Would you risk your life for a safe haven, in the deep and dark cruel sea, led by smugglers who are only money hungry? I am sure you would to protect your children and family.
South-east Melbourne has recently had an immense increase in the number of asylum seekers, settling mainly in Dandenong and its surrounding suburbs.
As a community member, I have seen a remarkable improvement in services and support available to these people, which is excellent.
Desperate enough as they all are, the group arriving after 13 August 2012 are further isolated by a recent change in immigration policies.
By not permitting them the right to work or attend government-funded education, the government is not only acting inhumanely towards these people but unfairly to the rest of Australians by using taxpayers’ money to support them, when they are fit and willing to earn for themselves.
The reintroduction of temporary protection visas (TPVs) will not allow these asylum seekers to either travel to see their families or sponsor them in Australia.
Although the visa will allow them to work, it will be without a future certainty, as no employers would want to hire a person who they know would not be around for long. This means many of them might have to rely on government Centrelink benefits.
Amongst those arriving after the policy change, a large number is the most vulnerable group of a society, the under 18-year-olds.
The policy change does not allow a school to keep their asylum seeker students if they turn 18, even if the school wishes to.
Excitingly some schools have put their hands up to advocate for their students, so they can at least finish year 12, not exit schools when they have simply turned 18.
But how far can these schools reach to win this basic right of education, we do not know yet.

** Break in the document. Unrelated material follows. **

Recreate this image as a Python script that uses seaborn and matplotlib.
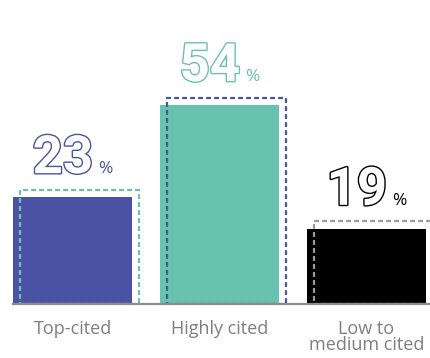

As a volunteer tutor, it’s difficult to assist these students who are unable to attend school when they are capable and willing, simply because their age is now a number 18, not a 17.
I often wonder how the government consents to such treatment of young asylum seekers, when we do not treat other teenagers living in Australia like this; even those who are desperately wishing to leave education.
Thinking about our job market, with the increasing skilled and professional sectors, we are risking a large number of unemployed low-skilled hands for our own workforce, assuming these people will become part of our working communities when TPVs return in year 2014.
Turning 18 or 19-years-old in Australia, in fact any age for an asylum seeker is simply a matter of calculation of the years one has put down on their immigration papers.
In countries like Afghanistan where most of the asylum seekers come from for example, at the birth of a child, no birth certificates are issued or an official record of an individual’s existence happens.
So these young asylum seekers’ age is probably their mother’s best estimation.
A few months back, a morning tabloid newspaper based in Melbourne referred to asylum seekers as “ticking time bombs in our community”, alarming community members who have asylum seekers living in their neighbourhood.
As a resident of south-east Melbourne, I have hardly heard of an asylum seeker being involved in a serious offence, an offence that would justify this referral.
I then assumed the newspaper was trying to enlighten how these vulnerable asylum seekers need our urgent support and their families need theirs, thus using such terms may alarm the government to decide on their future faster.